▶ What is required: Print, exactly and with both ends included, the lines below that run from the one containing "Write a component" to the one containing "const stepValues: (number". Pictures are omitted.
## BEGIN
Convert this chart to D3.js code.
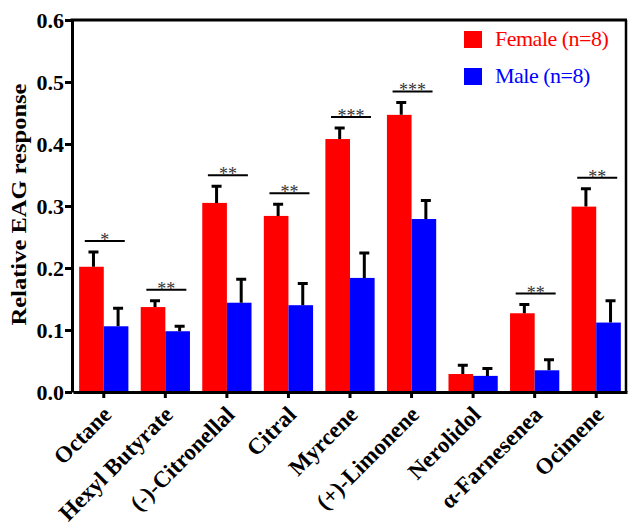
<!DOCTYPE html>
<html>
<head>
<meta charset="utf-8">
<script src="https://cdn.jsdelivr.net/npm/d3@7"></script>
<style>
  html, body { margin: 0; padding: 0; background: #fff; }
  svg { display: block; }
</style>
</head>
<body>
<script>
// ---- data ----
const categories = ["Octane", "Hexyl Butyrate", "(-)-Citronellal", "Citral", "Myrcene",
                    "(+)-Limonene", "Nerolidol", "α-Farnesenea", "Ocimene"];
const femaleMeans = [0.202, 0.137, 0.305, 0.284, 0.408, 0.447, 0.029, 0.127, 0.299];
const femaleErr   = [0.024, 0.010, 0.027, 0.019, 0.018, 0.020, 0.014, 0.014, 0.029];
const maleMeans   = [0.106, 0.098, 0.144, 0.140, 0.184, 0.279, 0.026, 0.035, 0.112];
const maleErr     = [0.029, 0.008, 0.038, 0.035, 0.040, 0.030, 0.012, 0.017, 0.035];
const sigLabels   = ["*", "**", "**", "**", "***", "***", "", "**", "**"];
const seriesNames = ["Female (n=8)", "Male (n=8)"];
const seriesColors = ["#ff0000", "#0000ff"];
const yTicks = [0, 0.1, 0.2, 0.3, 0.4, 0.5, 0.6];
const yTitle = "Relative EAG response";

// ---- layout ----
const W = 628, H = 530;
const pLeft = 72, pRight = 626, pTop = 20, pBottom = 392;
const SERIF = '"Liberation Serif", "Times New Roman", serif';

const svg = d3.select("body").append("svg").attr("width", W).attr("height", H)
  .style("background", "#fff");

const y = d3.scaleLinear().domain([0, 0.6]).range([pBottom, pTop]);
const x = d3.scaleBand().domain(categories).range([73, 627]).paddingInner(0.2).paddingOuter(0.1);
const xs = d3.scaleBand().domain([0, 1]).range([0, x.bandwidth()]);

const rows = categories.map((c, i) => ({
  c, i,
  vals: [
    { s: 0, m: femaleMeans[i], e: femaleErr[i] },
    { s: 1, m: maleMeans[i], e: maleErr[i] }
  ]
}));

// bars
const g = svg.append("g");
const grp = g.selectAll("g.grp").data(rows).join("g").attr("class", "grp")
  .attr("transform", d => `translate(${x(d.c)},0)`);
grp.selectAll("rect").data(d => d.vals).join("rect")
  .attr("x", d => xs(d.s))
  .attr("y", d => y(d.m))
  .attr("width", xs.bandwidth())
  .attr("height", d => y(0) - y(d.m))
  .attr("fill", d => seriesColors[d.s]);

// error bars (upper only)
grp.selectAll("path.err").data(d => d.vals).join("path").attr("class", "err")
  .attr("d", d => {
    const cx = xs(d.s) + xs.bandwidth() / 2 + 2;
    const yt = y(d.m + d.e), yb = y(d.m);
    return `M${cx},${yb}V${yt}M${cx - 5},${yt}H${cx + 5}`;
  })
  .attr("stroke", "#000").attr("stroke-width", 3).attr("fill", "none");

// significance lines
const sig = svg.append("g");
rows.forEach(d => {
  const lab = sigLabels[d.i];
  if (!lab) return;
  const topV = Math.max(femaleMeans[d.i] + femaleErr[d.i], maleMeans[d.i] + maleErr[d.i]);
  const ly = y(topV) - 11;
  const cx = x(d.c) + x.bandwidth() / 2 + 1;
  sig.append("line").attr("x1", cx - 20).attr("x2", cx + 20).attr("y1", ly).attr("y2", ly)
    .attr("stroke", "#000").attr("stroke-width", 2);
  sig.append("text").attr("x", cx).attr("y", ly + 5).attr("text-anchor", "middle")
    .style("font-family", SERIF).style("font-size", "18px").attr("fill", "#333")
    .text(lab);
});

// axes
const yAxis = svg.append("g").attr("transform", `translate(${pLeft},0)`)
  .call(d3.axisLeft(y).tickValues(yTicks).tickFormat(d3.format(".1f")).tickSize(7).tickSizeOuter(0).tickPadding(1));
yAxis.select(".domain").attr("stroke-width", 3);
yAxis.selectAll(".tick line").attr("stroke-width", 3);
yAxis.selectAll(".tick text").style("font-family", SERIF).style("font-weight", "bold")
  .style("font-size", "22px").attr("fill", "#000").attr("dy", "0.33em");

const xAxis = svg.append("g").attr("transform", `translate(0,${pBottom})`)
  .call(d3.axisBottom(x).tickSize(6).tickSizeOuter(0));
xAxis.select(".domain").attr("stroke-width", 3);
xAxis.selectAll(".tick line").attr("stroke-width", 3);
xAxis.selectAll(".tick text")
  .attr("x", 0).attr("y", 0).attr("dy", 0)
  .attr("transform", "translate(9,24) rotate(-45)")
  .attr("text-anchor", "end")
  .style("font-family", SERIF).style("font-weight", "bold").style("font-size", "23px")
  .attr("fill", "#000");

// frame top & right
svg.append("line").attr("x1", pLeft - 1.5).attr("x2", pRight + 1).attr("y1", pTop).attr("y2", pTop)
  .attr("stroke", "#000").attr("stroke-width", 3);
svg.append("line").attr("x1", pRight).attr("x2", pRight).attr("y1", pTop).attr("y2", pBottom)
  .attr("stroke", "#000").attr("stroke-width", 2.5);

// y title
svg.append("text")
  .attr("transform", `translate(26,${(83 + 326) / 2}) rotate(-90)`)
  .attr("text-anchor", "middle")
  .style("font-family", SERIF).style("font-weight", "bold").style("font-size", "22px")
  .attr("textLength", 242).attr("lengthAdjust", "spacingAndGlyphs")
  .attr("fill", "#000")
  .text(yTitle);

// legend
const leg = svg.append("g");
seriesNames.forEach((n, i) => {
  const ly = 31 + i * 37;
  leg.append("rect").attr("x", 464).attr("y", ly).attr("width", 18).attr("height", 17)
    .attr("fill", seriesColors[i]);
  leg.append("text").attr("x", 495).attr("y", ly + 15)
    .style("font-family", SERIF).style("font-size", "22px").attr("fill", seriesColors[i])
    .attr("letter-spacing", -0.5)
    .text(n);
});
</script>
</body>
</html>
## END
## BEGIN
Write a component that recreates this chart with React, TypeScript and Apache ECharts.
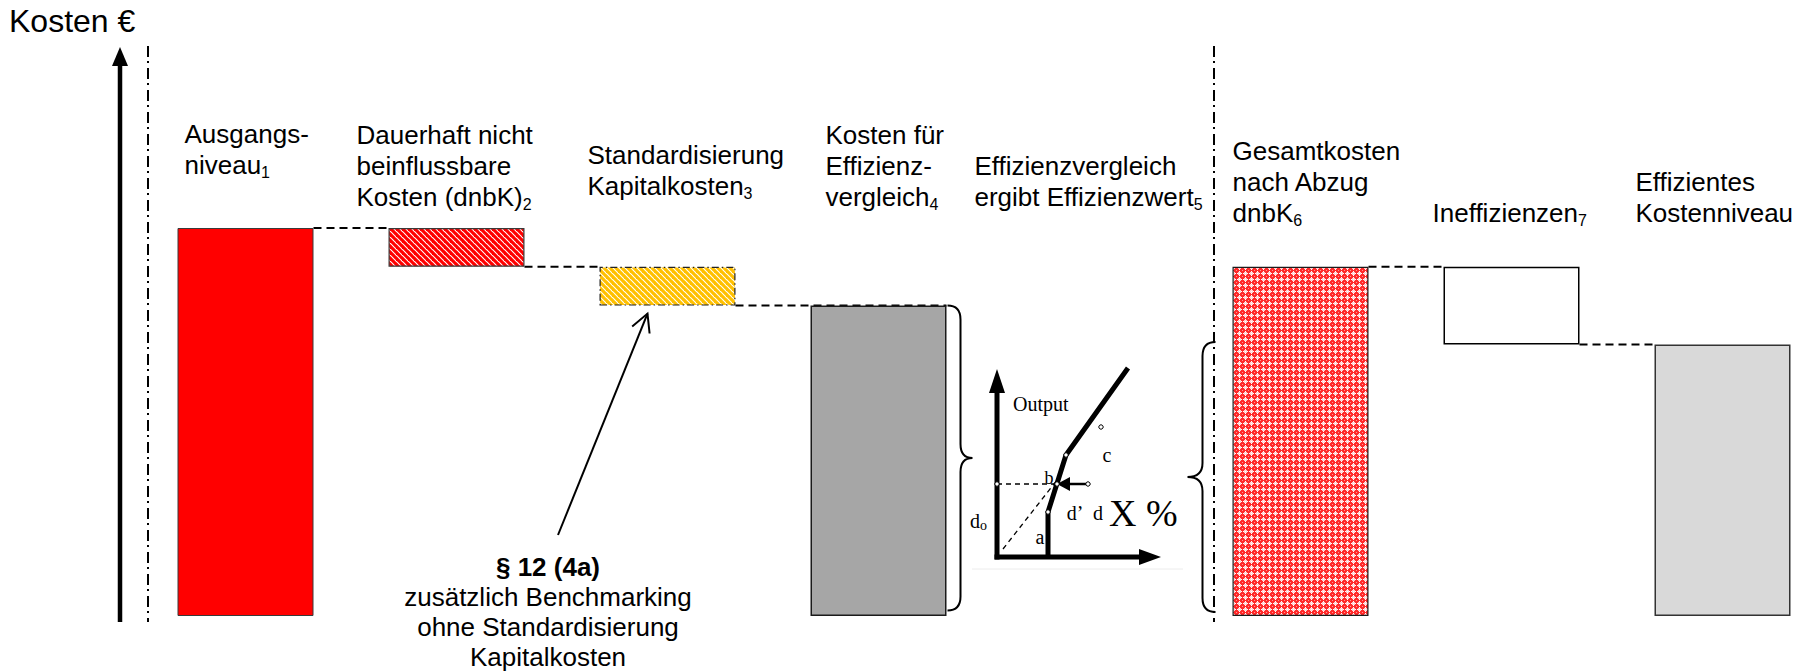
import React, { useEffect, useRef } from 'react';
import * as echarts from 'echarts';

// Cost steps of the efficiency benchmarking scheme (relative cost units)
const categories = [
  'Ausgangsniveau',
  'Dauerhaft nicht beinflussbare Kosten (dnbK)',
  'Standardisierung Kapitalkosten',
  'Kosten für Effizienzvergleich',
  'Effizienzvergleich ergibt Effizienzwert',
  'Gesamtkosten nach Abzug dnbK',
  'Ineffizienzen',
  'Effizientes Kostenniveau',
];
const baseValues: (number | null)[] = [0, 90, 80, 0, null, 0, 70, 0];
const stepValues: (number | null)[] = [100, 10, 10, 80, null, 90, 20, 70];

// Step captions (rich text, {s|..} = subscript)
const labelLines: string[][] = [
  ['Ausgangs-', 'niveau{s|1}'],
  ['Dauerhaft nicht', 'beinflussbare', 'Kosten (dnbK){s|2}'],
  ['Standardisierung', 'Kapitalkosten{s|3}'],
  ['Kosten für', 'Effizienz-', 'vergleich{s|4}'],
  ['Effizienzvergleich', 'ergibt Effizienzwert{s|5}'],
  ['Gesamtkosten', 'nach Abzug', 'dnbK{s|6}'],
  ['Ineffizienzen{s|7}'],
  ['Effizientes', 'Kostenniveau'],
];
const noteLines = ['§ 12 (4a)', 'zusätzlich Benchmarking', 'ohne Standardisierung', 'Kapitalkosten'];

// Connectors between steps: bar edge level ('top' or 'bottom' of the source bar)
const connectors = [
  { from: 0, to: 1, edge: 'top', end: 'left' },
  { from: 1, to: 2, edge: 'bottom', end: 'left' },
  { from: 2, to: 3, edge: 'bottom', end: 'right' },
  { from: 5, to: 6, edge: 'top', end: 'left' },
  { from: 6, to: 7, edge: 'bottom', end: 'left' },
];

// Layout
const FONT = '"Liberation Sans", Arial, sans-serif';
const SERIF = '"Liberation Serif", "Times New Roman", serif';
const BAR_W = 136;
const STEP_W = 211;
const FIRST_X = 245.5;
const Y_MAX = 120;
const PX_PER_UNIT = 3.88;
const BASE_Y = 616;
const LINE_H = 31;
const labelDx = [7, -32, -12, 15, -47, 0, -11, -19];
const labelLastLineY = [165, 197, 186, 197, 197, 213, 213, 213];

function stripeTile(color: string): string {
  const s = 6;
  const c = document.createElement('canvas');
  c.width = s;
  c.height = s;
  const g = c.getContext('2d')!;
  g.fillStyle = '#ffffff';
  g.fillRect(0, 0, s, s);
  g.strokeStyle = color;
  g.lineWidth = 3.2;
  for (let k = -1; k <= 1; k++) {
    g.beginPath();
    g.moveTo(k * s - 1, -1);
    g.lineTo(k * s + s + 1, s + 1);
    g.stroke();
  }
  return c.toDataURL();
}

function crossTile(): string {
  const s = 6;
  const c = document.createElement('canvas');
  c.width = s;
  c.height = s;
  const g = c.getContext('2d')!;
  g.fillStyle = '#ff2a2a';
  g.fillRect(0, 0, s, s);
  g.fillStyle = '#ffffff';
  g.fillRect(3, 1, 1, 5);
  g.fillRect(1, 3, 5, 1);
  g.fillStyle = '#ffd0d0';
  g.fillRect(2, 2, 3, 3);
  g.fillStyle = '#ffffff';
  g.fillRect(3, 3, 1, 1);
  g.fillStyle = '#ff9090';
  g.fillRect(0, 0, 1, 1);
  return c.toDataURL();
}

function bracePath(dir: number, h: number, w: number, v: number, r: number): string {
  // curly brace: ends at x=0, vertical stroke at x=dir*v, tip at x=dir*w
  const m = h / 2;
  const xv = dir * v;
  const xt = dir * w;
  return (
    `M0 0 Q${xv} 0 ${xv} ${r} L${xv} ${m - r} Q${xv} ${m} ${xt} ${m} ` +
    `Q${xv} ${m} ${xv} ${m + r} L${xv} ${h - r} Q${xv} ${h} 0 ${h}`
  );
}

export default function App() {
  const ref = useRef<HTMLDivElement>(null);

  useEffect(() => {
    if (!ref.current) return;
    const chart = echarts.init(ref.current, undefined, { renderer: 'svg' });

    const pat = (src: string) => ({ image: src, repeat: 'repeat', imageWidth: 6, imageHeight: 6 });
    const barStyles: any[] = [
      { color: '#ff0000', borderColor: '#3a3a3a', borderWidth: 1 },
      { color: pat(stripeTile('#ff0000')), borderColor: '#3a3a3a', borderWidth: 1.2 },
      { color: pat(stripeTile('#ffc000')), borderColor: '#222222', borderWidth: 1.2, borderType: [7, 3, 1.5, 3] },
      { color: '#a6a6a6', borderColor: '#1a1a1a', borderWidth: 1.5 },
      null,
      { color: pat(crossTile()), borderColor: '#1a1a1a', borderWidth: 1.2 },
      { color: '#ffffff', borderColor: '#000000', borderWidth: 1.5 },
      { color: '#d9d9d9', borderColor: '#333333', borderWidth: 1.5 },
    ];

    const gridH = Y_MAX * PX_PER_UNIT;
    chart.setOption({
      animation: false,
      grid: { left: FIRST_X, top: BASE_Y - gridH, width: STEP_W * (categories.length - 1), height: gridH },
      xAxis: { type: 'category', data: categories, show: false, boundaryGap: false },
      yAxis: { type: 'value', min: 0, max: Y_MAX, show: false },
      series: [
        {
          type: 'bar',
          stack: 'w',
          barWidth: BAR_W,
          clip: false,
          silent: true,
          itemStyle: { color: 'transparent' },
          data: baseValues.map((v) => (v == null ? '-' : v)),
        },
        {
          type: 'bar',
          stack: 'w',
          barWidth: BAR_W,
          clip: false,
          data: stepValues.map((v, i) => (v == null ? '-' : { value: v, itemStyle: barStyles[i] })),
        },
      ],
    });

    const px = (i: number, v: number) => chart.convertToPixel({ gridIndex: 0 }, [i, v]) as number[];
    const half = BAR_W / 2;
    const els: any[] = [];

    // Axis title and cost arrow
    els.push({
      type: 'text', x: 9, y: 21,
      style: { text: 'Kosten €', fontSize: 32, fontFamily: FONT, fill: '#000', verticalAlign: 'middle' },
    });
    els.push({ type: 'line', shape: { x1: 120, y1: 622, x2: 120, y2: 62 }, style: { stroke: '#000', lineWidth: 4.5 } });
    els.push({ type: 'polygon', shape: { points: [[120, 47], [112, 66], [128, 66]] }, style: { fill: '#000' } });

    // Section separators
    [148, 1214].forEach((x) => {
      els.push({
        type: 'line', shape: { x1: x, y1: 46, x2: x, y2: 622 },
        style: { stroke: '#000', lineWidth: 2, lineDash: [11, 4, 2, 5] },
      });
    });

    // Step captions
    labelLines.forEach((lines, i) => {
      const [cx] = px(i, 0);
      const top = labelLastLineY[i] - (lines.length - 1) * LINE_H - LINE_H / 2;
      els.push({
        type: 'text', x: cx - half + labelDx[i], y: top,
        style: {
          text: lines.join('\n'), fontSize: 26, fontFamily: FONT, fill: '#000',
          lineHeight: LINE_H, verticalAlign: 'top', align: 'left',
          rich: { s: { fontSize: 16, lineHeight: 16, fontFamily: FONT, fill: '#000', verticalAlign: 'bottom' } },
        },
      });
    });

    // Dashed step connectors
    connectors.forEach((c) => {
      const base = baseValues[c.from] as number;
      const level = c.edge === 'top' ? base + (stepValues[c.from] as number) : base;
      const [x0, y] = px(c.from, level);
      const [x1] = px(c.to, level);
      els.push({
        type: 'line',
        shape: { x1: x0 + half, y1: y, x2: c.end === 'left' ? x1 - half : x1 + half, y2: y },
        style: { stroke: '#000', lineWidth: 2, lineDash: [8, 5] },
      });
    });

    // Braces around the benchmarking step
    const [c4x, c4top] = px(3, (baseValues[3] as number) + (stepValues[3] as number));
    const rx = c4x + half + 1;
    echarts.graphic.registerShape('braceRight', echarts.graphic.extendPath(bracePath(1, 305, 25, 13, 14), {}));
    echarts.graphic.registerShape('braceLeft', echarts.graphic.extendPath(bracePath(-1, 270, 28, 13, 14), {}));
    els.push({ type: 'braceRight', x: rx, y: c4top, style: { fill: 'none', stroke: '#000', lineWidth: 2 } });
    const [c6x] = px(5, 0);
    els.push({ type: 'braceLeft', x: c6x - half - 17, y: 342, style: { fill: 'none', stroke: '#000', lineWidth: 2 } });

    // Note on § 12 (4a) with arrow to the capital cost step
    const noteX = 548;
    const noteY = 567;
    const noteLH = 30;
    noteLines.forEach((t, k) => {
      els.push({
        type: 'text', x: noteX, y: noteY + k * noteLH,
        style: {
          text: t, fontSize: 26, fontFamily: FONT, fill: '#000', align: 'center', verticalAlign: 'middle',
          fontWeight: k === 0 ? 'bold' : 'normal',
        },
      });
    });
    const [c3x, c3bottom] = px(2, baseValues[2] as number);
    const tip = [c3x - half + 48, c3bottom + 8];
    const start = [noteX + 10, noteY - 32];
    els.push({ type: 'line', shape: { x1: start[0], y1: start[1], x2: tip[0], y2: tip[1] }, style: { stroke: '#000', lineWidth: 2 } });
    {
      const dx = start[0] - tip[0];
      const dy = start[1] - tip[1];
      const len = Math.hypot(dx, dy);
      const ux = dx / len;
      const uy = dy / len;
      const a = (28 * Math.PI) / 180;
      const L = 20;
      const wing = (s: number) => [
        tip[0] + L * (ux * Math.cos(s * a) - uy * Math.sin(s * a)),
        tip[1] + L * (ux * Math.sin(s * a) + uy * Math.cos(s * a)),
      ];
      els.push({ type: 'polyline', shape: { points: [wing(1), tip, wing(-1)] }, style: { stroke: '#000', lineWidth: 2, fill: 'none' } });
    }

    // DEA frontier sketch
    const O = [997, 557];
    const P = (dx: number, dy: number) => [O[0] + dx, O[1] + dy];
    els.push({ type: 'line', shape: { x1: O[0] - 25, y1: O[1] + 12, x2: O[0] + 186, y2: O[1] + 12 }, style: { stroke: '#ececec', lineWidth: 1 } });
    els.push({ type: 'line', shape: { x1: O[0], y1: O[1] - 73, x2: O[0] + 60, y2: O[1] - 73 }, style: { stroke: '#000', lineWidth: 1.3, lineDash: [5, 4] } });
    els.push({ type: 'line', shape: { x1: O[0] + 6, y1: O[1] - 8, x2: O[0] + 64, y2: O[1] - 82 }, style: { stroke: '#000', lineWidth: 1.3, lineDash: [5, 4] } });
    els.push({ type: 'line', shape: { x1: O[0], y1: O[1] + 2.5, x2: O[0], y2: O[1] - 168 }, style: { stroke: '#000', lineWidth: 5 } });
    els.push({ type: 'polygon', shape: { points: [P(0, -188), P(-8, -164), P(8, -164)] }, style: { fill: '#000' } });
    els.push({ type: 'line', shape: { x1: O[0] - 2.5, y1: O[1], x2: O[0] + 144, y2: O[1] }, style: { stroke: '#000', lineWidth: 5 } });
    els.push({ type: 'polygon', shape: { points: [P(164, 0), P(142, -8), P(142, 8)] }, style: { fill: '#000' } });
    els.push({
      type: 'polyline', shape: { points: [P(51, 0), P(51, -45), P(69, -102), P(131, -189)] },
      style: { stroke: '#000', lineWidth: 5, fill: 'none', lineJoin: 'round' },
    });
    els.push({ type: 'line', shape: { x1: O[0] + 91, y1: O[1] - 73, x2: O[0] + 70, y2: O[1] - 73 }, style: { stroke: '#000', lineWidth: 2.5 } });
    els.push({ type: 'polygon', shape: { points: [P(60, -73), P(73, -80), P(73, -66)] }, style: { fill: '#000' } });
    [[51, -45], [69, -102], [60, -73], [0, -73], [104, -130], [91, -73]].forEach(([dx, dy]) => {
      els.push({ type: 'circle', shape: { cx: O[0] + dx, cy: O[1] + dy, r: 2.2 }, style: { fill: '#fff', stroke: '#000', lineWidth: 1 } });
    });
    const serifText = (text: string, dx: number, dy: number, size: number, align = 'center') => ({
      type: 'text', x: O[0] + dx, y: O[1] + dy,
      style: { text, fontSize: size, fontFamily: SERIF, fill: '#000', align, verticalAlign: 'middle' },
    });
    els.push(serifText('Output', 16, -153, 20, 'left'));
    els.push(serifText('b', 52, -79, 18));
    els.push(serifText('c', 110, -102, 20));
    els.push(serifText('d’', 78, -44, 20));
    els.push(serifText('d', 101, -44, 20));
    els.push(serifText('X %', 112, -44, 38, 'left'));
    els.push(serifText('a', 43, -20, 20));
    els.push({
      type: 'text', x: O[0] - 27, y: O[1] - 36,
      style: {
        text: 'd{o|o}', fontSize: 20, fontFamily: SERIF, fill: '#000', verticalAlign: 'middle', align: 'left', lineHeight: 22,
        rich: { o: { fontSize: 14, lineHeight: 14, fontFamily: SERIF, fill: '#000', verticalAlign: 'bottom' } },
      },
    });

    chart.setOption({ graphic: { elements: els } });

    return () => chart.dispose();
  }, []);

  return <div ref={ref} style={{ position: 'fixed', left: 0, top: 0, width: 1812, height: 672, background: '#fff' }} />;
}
## END
▶ Exercise output:
Write a component that recreates this chart with React, TypeScript and Apache ECharts.
import React, { useEffect, useRef } from 'react';
import * as echarts from 'echarts';

// Cost steps of the efficiency benchmarking scheme (relative cost units)
const categories = [
  'Ausgangsniveau',
  'Dauerhaft nicht beinflussbare Kosten (dnbK)',
  'Standardisierung Kapitalkosten',
  'Kosten für Effizienzvergleich',
  'Effizienzvergleich ergibt Effizienzwert',
  'Gesamtkosten nach Abzug dnbK',
  'Ineffizienzen',
  'Effizientes Kostenniveau',
];
const baseValues: (number | null)[] = [0, 90, 80, 0, null, 0, 70, 0];
const stepValues: (number | null)[] = [100, 10, 10, 80, null, 90, 20, 70];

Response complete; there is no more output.